Recall that one way to define $T_e(H)$ is as $\ker(H(F[\varepsilon])\to H(F))$, where $F[\varepsilon]:=F[x]/(x^2)$ is the dual number, and $F[\varepsilon]\to F$ is the map sending $\varepsilon$ to $0$. Moreover, if $H$ is smooth over $F$ then we have that $H(F[\varepsilon])\to H(F)$ is actually surjective -- this is just the infinitesimal lifting criterion!

So, we get a map of exact sequences

$$\begin{matrix}1 & \to & K(F[\varepsilon]) & \to & G(F[\varepsilon]) & \to & Q(F[\varepsilon]) & \to & 1 \\ & & \downarrow & & \downarrow & & \downarrow & & \\ 1 & \to & K(F) & \to & G(F) & \to & Q(F) & \to & 1\end{matrix}$$

where the rows are exact by the definition of exact sequence, except for exactness on the right. The fact that $G(F)\to Q(F)$ is surjective is clear. The fact that $G(F[\varepsilon])\to Q(F[\varepsilon])$ is surjective uses the smoothness of $K$. One way to say this is that $K$ being smooth actually implies that $G\to Q$ is smooth, and being smooth implies that that you can always lift a section after moving to an etale cover (if that means anything to you) -- but the connected etale covers of $F[\varepsilon]$ are just itself, so you can actually just lift the section.

So, from the Snake Lemma (see here for why this makes sense here) we deduce that there is an exact sequence

$$1\to T_e(K)\to T_e(G)\to T_e(Q)\to \mathrm{coker}(Q(F[\varepsilon])\to Q(F)).$$

But, as $Q$ is smooth, the map $Q(F[\varepsilon])\to Q(F)$ is surjective, and so this last cokernel is trivial. $\blacksquare$

So, let's apply this in your situation. So, as you said, we will assume that $F$ does not have characteristic $2$. Then, we have the short exact sequence

$$1\to \mu_2\to \mathrm{SL}_2\to \mathrm{PSL}_2\to 1,$$

where $\mu_2$ is the second roots of unity, embedded diagonally in $\mathrm{SL}_2$. All the groups here are smooth over $F$ (we are using that $F$ does not have characteristic $2$ here to say that $\mu_2$ is smooth). So, by our proposition we get a short exact sequence

$$0\to T_e(\mu_2)\to T_e(\mathrm{SL}_2)\to T_e(\mathrm{PSL}_2)\to 0.$$

But, note that $T_e(\mu_2)$ is trivial. Namely, $\mu_2$ is a finite (and so 'discrete') group, and so has trivial tangent space. More concretely, the map

$$\{\pm 1\}=\mu_2(F[\varepsilon])\to \mu_2(F)=\{\pm 1\},$$

is injective, so the kernel is trivial. Thus, we deduce that $T_e(\mathrm{SL}_2)\to T_e(\mathrm{PSL}_2)$ is an isomorphism as you desired.
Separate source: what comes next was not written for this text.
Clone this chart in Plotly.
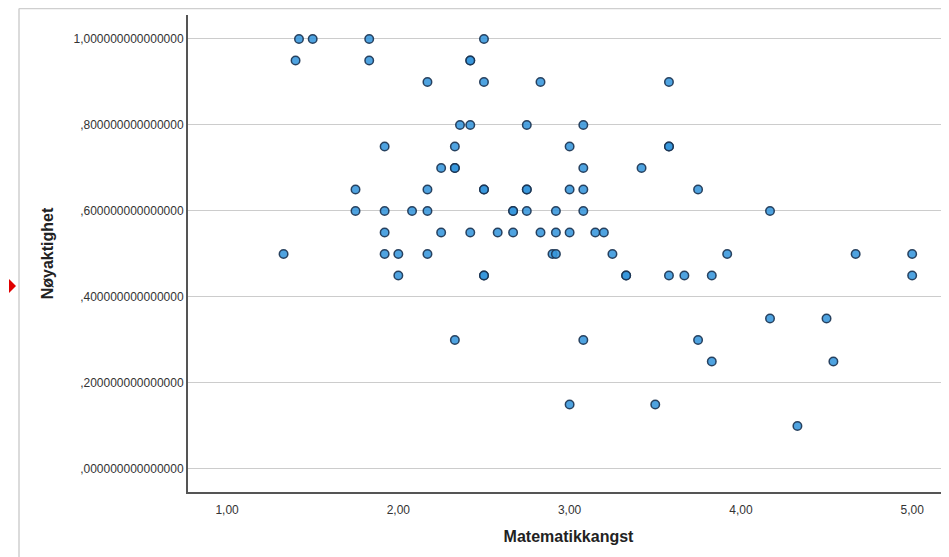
import plotly.graph_objects as go

# Data (Matematikkangst vs Nøyaktighet)
matematikkangst = [
    1.42, 1.50, 1.83, 2.50,
    1.40, 1.83, 2.42, 2.42,
    2.17, 2.50, 2.83, 3.58,
    2.36, 2.42, 2.75, 3.08,
    1.92, 2.33, 3.00, 3.58, 3.58,
    2.25, 2.33, 2.33, 3.08, 3.42,
    1.75, 2.17, 2.50, 2.50, 2.75, 2.75, 3.00, 3.08, 3.75,
    1.75, 1.92, 2.08, 2.17, 2.67, 2.67, 2.75, 2.92, 3.08, 4.17,
    1.92, 2.25, 2.42, 2.58, 2.67, 2.83, 2.92, 3.00, 3.15, 3.20,
    1.33, 1.92, 2.00, 2.17, 2.90, 2.92, 3.25, 3.92, 4.67, 5.00,
    2.00, 2.50, 2.50, 3.33, 3.33, 3.58, 3.67, 3.83, 5.00,
    4.17, 4.50,
    2.33, 3.08, 3.75,
    3.83, 4.54,
    3.00, 3.50,
    4.33,
]
noyaktighet = [
    1.00, 1.00, 1.00, 1.00,
    0.95, 0.95, 0.95, 0.95,
    0.90, 0.90, 0.90, 0.90,
    0.80, 0.80, 0.80, 0.80,
    0.75, 0.75, 0.75, 0.75, 0.75,
    0.70, 0.70, 0.70, 0.70, 0.70,
    0.65, 0.65, 0.65, 0.65, 0.65, 0.65, 0.65, 0.65, 0.65,
    0.60, 0.60, 0.60, 0.60, 0.60, 0.60, 0.60, 0.60, 0.60, 0.60,
    0.55, 0.55, 0.55, 0.55, 0.55, 0.55, 0.55, 0.55, 0.55, 0.55,
    0.50, 0.50, 0.50, 0.50, 0.50, 0.50, 0.50, 0.50, 0.50, 0.50,
    0.45, 0.45, 0.45, 0.45, 0.45, 0.45, 0.45, 0.45, 0.45,
    0.35, 0.35,
    0.30, 0.30, 0.30,
    0.25, 0.25,
    0.15, 0.15,
    0.10,
]

x_tickvals = [1, 2, 3, 4, 5]
x_ticktext = ["1,00", "2,00", "3,00", "4,00", "5,00"]
y_tickvals = [0.0, 0.2, 0.4, 0.6, 0.8, 1.0]
y_ticktext = [",000000000000000", ",200000000000000", ",400000000000000",
              ",600000000000000", ",800000000000000", "1,000000000000000"]

FONT = "Arial, 'Liberation Sans', sans-serif"

# The page body has an 8px margin, so the figure is sized to fill the rest
FIG_W, FIG_H = 941, 549
ML, MT, MB = 180, 7, 65

fig = go.Figure(
    go.Scatter(
        x=matematikkangst, y=noyaktighet, mode="markers",
        marker=dict(size=8.5, color="rgba(55,150,220,0.88)",
                    line=dict(color="rgba(25,50,80,0.9)", width=1.5)),
        showlegend=False, hoverinfo="x+y",
    )
)

fig.update_layout(
    width=FIG_W, height=FIG_H,
    margin=dict(l=ML, r=0, t=MT, b=MB),
    paper_bgcolor="white", plot_bgcolor="white",
    font=dict(family=FONT, color="#333333"),
    xaxis=dict(
        range=[0.772, 5.215], tickvals=x_tickvals, ticktext=x_ticktext,
        showgrid=False, zeroline=False, showline=True, linecolor="#555555", linewidth=2,
        tickfont=dict(size=12, color="#333333"), ticks="", ticklabelstandoff=6,
        title=dict(text="Matematikkangst", font=dict(size=16, color="#222222", family=FONT,
                                                      weight="bold"), standoff=14),
    ),
    yaxis=dict(
        range=[-0.0535, 1.0558], tickvals=y_tickvals, ticktext=y_ticktext,
        showgrid=True, gridcolor="#cccccc", gridwidth=1, zeroline=False,
        showline=True, linecolor="#555555", linewidth=2,
        tickfont=dict(size=12, color="#333333"), ticks="",
        title=dict(text="Nøyaktighet", font=dict(size=16, color="#222222", family=FONT,
                                                  weight="bold"), standoff=16),
    ),
)

# frame lines of the chart editor and red selection marker (page pixel coords)
PW = FIG_W - ML
PH = FIG_H - MT - MB
def px_x(p):
    return (p - 8 - ML) / PW
def px_y(p):
    return (FIG_H - MB - (p - 8)) / PH

fig.add_shape(type="line", xref="paper", yref="paper",
              x0=px_x(19), x1=px_x(949), y0=px_y(8.5), y1=px_y(8.5),
              line=dict(color="#cfcfcf", width=1.5))
fig.add_shape(type="line", xref="paper", yref="paper",
              x0=px_x(19), x1=px_x(19), y0=px_y(8.5), y1=px_y(557),
              line=dict(color="#cfcfcf", width=1.5))
fig.add_shape(type="path", xref="paper", yref="paper",
              path=f"M {px_x(9)} {px_y(279)} L {px_x(16)} {px_y(286)} L {px_x(9)} {px_y(293)} Z",
              fillcolor="#e00000", line=dict(color="#e00000", width=0))

fig.write_html("out.html")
In fact, inspecting the proof shows that if $\varphi\colon G\to H$ is a smooth isogeny of smooth algebraic groups (i.e. $\varphi$ is surjective with finite smooth kernel), then $d\varphi$ is an isomorphism. The intuition for this is clear, as such smooth isogenies are like 'finite covering spaces', and so like 'local isomorphisms' -- so of course they induce isomorphisms on tangent spaces.

Answer 2

Question:"However, if you take e.g. quotient maps, I don't know how to find derivatives in a kind of "algorithmic" way."

Answer: A "hint" on how to make an explicit and elementary calculation (I mentioned this in the comments but it was deleted).

Let $SL_2:=Spec(k[SL_2])$ and $PSL_2:=Spec(k[PSL_2])$. You define $PSL_2:=SL_2/\mathbb{G}_m$. There is an action

$$\sigma^*: \mathbb{G}_m \times SL_2 \rightarrow SL_2$$

inducing the "coaction"

$$ \sigma: k[SL_2] \rightarrow k[\mathbb{G}_m]\otimes k[SL_2]$$

and the coordinate ring of $PSL_2$ is the ring of coinvariants: $k[PSL_2]:=k[SL_2]^{\sigma}$, where $k[SL_2]^{\sigma}$ is the ring of elements $x$ with $\sigma(x)=1 \otimes x$. The ring $k[PSL_2]$ is calculated in the Springer book. Let $k[SL_2]:=k[x_1,x_2,x_3,x_4]/(D-1)$ where $D:=x_1x_4-x_2x_3$. There is a natural inclusion

$$i: k[PSL_2] \rightarrow k[SL_2]$$

and the ideal of the "identity" $e$ in $k[SL_2]$ is the ideal $I:=(x_1-1, x_2,x_3,x_4-1)$. You must calculate the inverse image maximal ideal $i^{-1}(I):=J$ and you get a canonical surjection

$$ j:J/J^2 \rightarrow I/I^2.$$

The dual map $j^*$ is the tangent map:

$$j^* :=d_e(\pi): T_e(SL_2) \rightarrow T_e(PSL_2).$$

Then you must calculate $d_e(\pi)$.

Hence you must understand what the coaction $\sigma$ is, calculate the invariant ring $k[PSL_2]:=k[SL_2]^{\sigma}$ and calculate the ideals $I,J$.

This gives an "algorithm":

1. Understand and calculate the invariant ring $k[SL_2]^{\sigma}$.
2. Calculate the ideals $I,J$
3. Calculate the map $J/J^2 \rightarrow I/I^2$ and the tangent map $d_e(\pi)$.